Vor kurzem erschien ein interessanter Artikel zum Thema „China und die sozialen Netzwerke“ in „Der Welt“. Darin beschreibt Nina Trentmann, wie sich deutsche Unternehmen an das Internet-affine China anpassen müssen, um dort erfolgreich Geschäfte zu machen. Ein gut geschriebener Beitrag, in dem viele der Beobachtungen nicht nur auf China, sondern auch auf einen Großteil Asiens zutreffen, in dem Smartphones, Apps und soziale Netzwerke den Alltag bestimmen. Doch die Überschrift ist irreführend. Sie lautet: „Wer nicht twittert, hat verloren“. Dabei gibt es Twitter gar nicht im Reich der Mitte. Es gibt auch kein Facebook, LinkedIn, FlickR oder YouTube in Peking oder Shanghai. Suchmaschinen wie beispielsweise Google sind oft der Zensur unterworfen und die Webseiten der BBC und der NY Times werden regelmäßig geblockt, zum Beispiel wegen eines kritischen Berichtes über Premier Wen Jiabao. Abgesehen von dem Fauxpas der Überschrift ist der Artikel jedoch sehr zutreffend und verdeutlicht, wie wichtig die Teilnahme an lokalen sozialen Netzwerken ist. Dabei ist in China natürlich einiges anders als in Deutschland:
- Social Media-Dienste werden in China so intensiv wie in kaum einem anderen Land genutzt. China hat mit 538 Millionen Menschen weltweit die meisten Internetnutzer. Über die Hälfte sind auch mit einem eigenen Profil auf chinesischen Social Media-Plattformen vertreten.
- Die Vielfalt der Angebote ist deutlich größer als in der westlichen Welt. Konzentriert sich bei uns alles auf Facebook, Twitter und YouTube, gibt es in China über 25 verschiedene soziale Netzwerke, Microblogging-Plattformen und Videoportale:
- Die großen Facebook-Kopien sind Renren, QZone, PengYou und Kaixin001.
- Sina Weibo und Tencent Weibo sind die beliebtesten lokalen Alternativen zu Twitter.
- 56.com und youku sind nur zwei der zehn großen Videoportale in China.
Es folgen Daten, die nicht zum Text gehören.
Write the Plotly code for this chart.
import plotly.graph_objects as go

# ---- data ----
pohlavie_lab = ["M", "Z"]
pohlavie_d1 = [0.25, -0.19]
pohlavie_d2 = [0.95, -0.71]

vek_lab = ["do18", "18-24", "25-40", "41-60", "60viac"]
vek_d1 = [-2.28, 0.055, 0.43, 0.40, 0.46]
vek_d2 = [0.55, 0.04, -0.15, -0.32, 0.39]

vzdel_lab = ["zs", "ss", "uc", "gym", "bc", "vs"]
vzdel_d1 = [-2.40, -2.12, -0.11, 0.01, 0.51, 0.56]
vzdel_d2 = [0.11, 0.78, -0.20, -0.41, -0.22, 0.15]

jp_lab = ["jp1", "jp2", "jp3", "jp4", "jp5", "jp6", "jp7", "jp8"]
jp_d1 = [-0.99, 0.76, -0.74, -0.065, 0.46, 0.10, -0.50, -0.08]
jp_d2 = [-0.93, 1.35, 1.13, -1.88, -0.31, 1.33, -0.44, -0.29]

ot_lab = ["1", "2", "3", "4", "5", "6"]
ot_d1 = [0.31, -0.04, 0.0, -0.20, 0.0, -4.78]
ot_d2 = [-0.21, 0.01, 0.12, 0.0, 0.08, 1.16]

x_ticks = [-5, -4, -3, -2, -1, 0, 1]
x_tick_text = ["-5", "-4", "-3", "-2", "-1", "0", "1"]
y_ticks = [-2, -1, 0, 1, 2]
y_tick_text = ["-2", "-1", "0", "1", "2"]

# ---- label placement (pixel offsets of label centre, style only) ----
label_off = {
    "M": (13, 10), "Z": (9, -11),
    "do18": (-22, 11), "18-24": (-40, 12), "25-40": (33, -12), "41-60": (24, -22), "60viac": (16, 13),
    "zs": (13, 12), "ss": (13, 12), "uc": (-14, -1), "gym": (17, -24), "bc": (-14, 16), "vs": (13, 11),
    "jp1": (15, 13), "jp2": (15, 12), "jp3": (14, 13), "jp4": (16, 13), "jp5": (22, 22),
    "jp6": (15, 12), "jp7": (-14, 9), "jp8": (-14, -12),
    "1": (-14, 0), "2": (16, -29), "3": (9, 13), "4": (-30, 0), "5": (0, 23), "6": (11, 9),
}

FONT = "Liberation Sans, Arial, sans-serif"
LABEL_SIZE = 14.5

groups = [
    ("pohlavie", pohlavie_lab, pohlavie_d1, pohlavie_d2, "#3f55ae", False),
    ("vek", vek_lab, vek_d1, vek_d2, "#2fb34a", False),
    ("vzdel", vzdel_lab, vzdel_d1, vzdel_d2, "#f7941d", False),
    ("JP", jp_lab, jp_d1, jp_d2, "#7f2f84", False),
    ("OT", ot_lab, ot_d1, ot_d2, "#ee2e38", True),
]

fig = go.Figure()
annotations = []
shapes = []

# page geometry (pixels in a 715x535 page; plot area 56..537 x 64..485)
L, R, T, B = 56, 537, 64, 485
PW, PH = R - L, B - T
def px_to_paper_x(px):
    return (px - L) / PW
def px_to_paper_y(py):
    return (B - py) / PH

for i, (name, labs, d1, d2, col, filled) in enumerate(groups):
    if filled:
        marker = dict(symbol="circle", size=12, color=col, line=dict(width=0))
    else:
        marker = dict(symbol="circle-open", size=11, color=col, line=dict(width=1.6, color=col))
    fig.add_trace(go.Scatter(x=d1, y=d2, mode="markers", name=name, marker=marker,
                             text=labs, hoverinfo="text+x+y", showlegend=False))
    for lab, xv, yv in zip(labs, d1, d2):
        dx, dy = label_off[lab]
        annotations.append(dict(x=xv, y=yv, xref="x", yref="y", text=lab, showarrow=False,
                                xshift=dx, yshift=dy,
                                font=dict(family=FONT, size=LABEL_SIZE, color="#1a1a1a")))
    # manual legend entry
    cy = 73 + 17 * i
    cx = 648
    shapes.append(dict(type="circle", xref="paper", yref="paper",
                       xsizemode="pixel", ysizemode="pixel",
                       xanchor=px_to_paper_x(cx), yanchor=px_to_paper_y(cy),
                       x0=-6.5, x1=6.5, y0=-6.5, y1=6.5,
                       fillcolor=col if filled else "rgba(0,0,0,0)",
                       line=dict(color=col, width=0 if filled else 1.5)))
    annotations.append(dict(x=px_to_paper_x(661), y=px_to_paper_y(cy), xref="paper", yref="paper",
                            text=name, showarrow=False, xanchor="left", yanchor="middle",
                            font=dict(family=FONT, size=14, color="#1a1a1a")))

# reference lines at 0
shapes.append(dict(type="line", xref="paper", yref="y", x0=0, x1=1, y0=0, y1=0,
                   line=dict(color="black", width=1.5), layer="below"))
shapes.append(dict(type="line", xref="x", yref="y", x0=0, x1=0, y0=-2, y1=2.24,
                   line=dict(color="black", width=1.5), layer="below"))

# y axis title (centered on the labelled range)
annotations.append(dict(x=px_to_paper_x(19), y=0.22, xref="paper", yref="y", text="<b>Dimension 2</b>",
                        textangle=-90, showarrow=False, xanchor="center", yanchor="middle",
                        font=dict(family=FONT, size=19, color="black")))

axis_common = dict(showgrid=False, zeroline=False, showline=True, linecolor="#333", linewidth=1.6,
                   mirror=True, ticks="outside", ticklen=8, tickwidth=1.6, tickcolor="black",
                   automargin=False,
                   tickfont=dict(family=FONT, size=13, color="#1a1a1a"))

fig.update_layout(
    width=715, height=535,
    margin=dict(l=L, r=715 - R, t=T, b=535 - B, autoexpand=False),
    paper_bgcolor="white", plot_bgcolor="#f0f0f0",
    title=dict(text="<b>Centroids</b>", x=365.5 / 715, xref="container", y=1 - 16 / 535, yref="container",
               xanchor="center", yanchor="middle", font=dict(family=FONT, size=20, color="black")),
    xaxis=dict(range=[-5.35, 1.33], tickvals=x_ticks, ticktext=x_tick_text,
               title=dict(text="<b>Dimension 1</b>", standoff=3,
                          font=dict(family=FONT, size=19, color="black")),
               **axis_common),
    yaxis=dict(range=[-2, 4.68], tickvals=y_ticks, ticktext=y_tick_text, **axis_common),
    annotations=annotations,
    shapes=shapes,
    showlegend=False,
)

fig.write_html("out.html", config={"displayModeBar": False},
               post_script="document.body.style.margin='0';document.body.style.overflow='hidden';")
- Viel genutzt sind auch Ushi, ein Business-Netzwerk ähnlich zu LinkedIn, sowie die Fotoplattform Yupoo.
- Neben sprachlichen Unterschieden spielt auch die Kultur eine große Rolle: Chinesen mögen es in sozialen Netzwerken ein bisschen spielerischer. Der Ton, die Zielgruppe, der Inhalt der Botschaften – all das unterscheidet sich von dem, was Firmen bei Facebook oder Twitter vorfinden und veröffentlichen. So schreibt Nina Trentman auch: „Besonders gut kommen in China Botschaften an, die Orientierung in der verwirrenden Konsumwelt bieten. Traditionelle Medien werden wegen der Zensur als nicht sonderlich vertrauenswürdig angesehen; die Skepsis gegenüber Lebensmittelproduzenten und anderen Herstellern ist nach einer Reihe von Skandalen unverändert groß.“
- Auch in China ist das Leben für Unternehmen im Social Web nicht immer einfach. Als das Getränk Minute Maid für den Tod eines Jungen verantwortlich zu sein schien, entbrannte eine heiße Diskussion auf Sina Weibo. Nur durch eine sehr schnelle Reaktion und eine umfassende Kooperation mit den chinesischen Behörden konnte Coca Cola größeren Schaden von der Marke abwenden und die Öffentlichkeit davon überzeugen, dass das Getränk nicht für den Tod des Jungen verantwortlich war.
- Häufig werden Ideen, Konzepte und auch das Design von westlichen sozialen Netzwerken kopiert. Ein Beispiel dafür sind der Check-in-Service Foursquare und sein chinesisches Gegenstück Maopao.
Für Unternehmen bietet China mit seinen kaufkräftigen und Internet-affinen Kunden hohes Potenzial. Allerdings sollte man sorgfältig prüfen, wie man kulturelle und sprachliche Barrieren überbrücken kann.